Whiting wants “children to read literature that is conducive to their age and leave those mystical and frightening texts for when they can discern reality, and when they have first learned to love beauty.”
He praised the “old-fashioned values of traditional literature,” such as Shakespeare, Keats, Dickens and Shelley.
“Beware the devil in the text!” Whiting concludes. “Choose beauty for your young children!”
I loved fantasy books when I was a kid, though I didn’t go from C.S. Lewis’ Narnia books to Tolkien’s Lord of the Rings till I was in sixth grade. I think my brain survived.
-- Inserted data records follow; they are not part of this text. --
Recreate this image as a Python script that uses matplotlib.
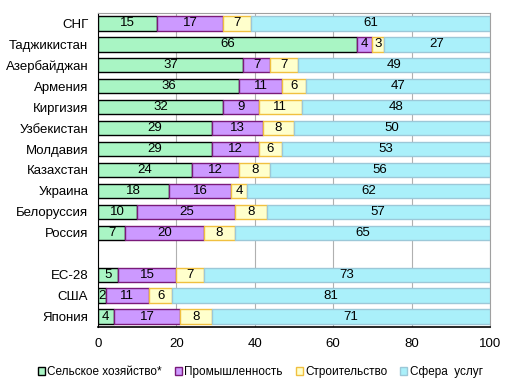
import matplotlib.pyplot as plt
import numpy as np

plt.rcParams['font.family'] = ['Liberation Sans', 'DejaVu Sans']

countries = ["СНГ", "Таджикистан", "Азербайджан", "Армения", "Киргизия",
             "Узбекистан", "Молдавия", "Казахстан", "Украина", "Белоруссия",
             "Россия", "", "ЕС-28", "США", "Япония"]
agri = [15, 66, 37, 36, 32, 29, 29, 24, 18, 10, 7, None, 5, 2, 4]
industry = [17, 4, 7, 11, 9, 13, 12, 12, 16, 25, 20, None, 15, 11, 17]
construction = [7, 3, 7, 6, 11, 8, 6, 8, 4, 8, 8, None, 7, 6, 8]
services = [61, 27, 49, 47, 48, 50, 53, 56, 62, 57, 65, None, 73, 81, 71]

series_names = ["Сельское хозяйство*", "Промышленность", "Строительство", "Сфера  услуг"]
faces = ["#a9f5c4", "#cc99ff", "#ffffcc", "#aaf0fa"]
edges = ["#000000", "#7a1a7a", "#f0c040", "#9cc8d8"]

fig = plt.figure(figsize=(5.15, 3.89), dpi=100)
ax = fig.add_axes([98 / 515, 1 - 327 / 389, 392 / 515, 314 / 389])

y = np.arange(len(countries))
left = np.zeros(len(countries))
handles = []
for vals, name, fc, ec in zip([agri, industry, construction, services], series_names, faces, edges):
    v = np.array([0 if x is None else x for x in vals], dtype=float)
    mask = np.array([x is not None for x in vals])
    bars = ax.barh(y[mask], v[mask], left=left[mask], height=0.68, color=fc,
                   edgecolor=ec, linewidth=1.0, label=name, zorder=3)
    handles.append(bars)
    for yi, vi, li in zip(y[mask], v[mask], left[mask]):
        ax.text(li + vi / 2, yi, str(int(vi)), ha="center", va="center",
                fontsize=9.5, color="black", zorder=4)
    left = left + v

ax.set_xlim(0, 100)
ax.set_ylim(len(countries) - 0.5, -0.5)
ax.set_xticks(range(0, 101, 20))
ax.set_yticks(y)
ax.set_yticklabels(countries, fontsize=9.5)
ax.tick_params(axis="x", labelsize=9.5, length=0, pad=8)
ax.tick_params(axis="y", length=0, pad=7)
ax.xaxis.grid(True, color="#b0b0b0", linewidth=0.8, zorder=0)
ax.spines["top"].set_color("#a0a0a0")
ax.spines["right"].set_color("#a0a0a0")
ax.spines["left"].set_color("black")
ax.spines["bottom"].set_color("black")
ax.spines["bottom"].set_linewidth(1.2)

fig.legend(handles=handles, labels=series_names, loc="lower center",
           bbox_to_anchor=(0.505, 0.0), ncol=4, frameon=False, fontsize=8.5,
           handlelength=0.6, handleheight=0.6, handletextpad=0.2, columnspacing=1.1)

fig.savefig("out.png", dpi=100)
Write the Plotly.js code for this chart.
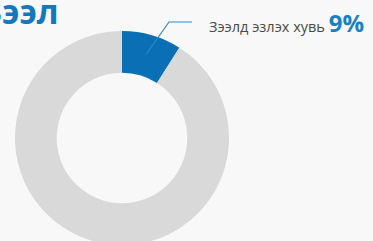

But, then, I wouldn’t know if it hadn’t, would I?
As a child, Neil Gaiman was allowed to read whatever he liked, he tells the Guardian. Somehow that’s not a surprise.
“I definitely haven’t been traumatised for life and I’m not entirely sure if the subversive element made things enjoyable,” says Gaiman. “Except possibly in Chaucer and The Bible, where you’re actually discovering murder and masturbation – and you’re going ‘this is cool, this is subversive, because it’s the stuff they want us to read and they seem to have forgotten that it’s filled with stuff that they don’t want us to read’.”
We read Canterbury Tales in 10th grade English and were astounded — and delighted — by the dirty jokes. Finding sex jokes in Shakespeare was fun too.